Why Are Alkali Halide Solid Surfaces Not Wetted By Their Own Melt?

TL;DR

This study explains why alkali halide (100) surfaces, like NaCl, are poorly wetted by their own melt at the triple point, through simulations and free energy calculations revealing the roles of surface anharmonicities, density jump, and molecular correlations.

Contribution

It demonstrates that the nonmelting behavior of NaCl(100) surfaces can be quantitatively explained by a simple model considering surface anharmonicities, density effects, and molecular correlations.

Findings

NaCl(100) is a nonmelting surface.

Surface short-range charge order raises surface tension.

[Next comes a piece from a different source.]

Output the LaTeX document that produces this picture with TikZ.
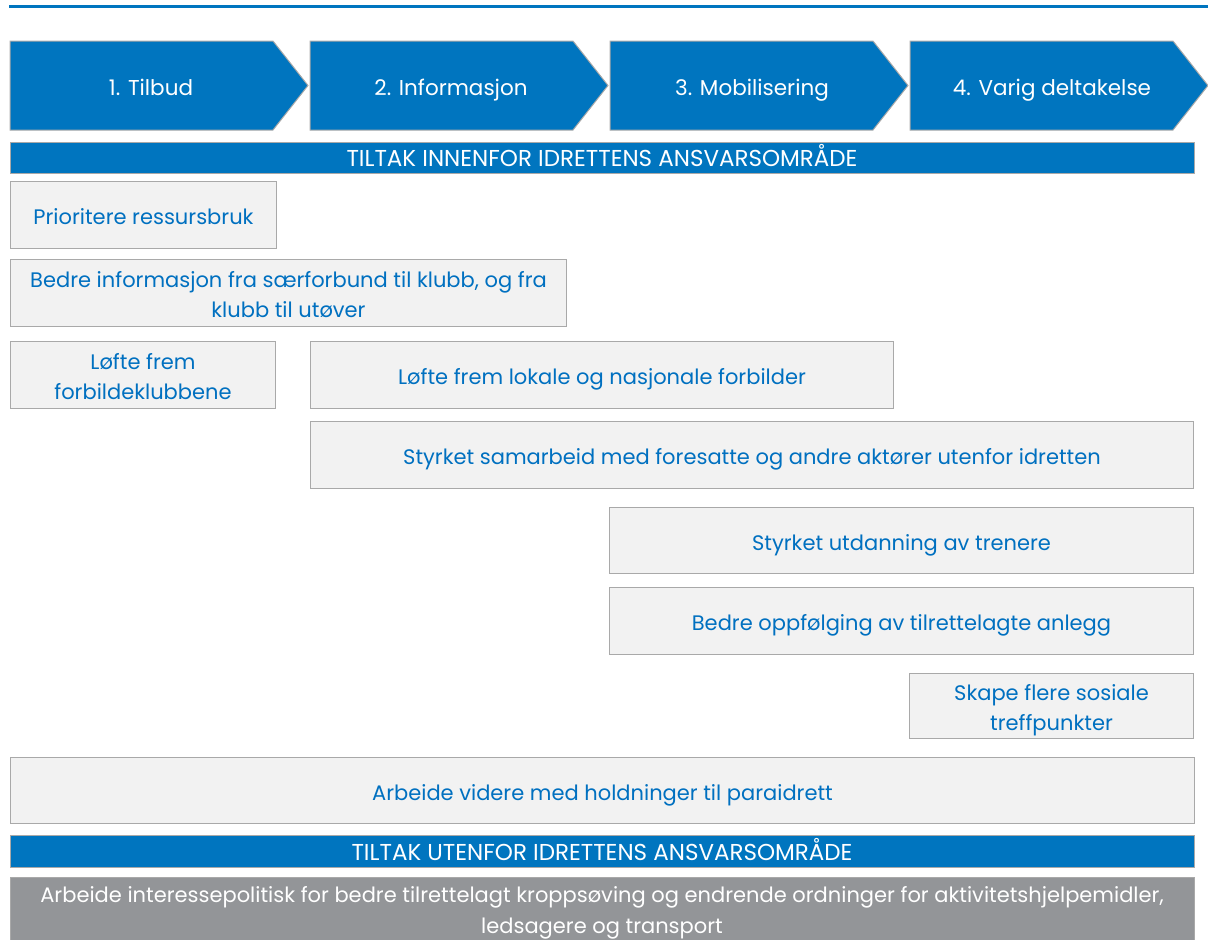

Incipient molecular correlations reduce liquid surface entropy.

Abstract

Alkali halide (100) crystal surfaces are anomalous, being very poorly wetted by their own melt at the triple point. We present extensive simulations for NaCl, followed by calculations of the solid-vapor, solid-liquid, and liquid-vapor free energies showing that solid NaCl(100) is a nonmelting surface, and that its full behavior can quantitatively be accounted for within a simple Born-Meyer-Huggins-Fumi-Tosi model potential. The incomplete wetting is traced to the conspiracy of three factors: surface anharmonicities stabilizing the solid surface; a large density jump causing bad liquid-solid adhesion; incipient NaCl molecular correlations destabilizing the liquid surface. The latter is pursued in detail, and it is shown that surface short-range charge order acts to raise the surface tension because incipient NaCl molecular formation anomalously reduces the surface entropy of liquid NaCl much below that of solid NaCl(100).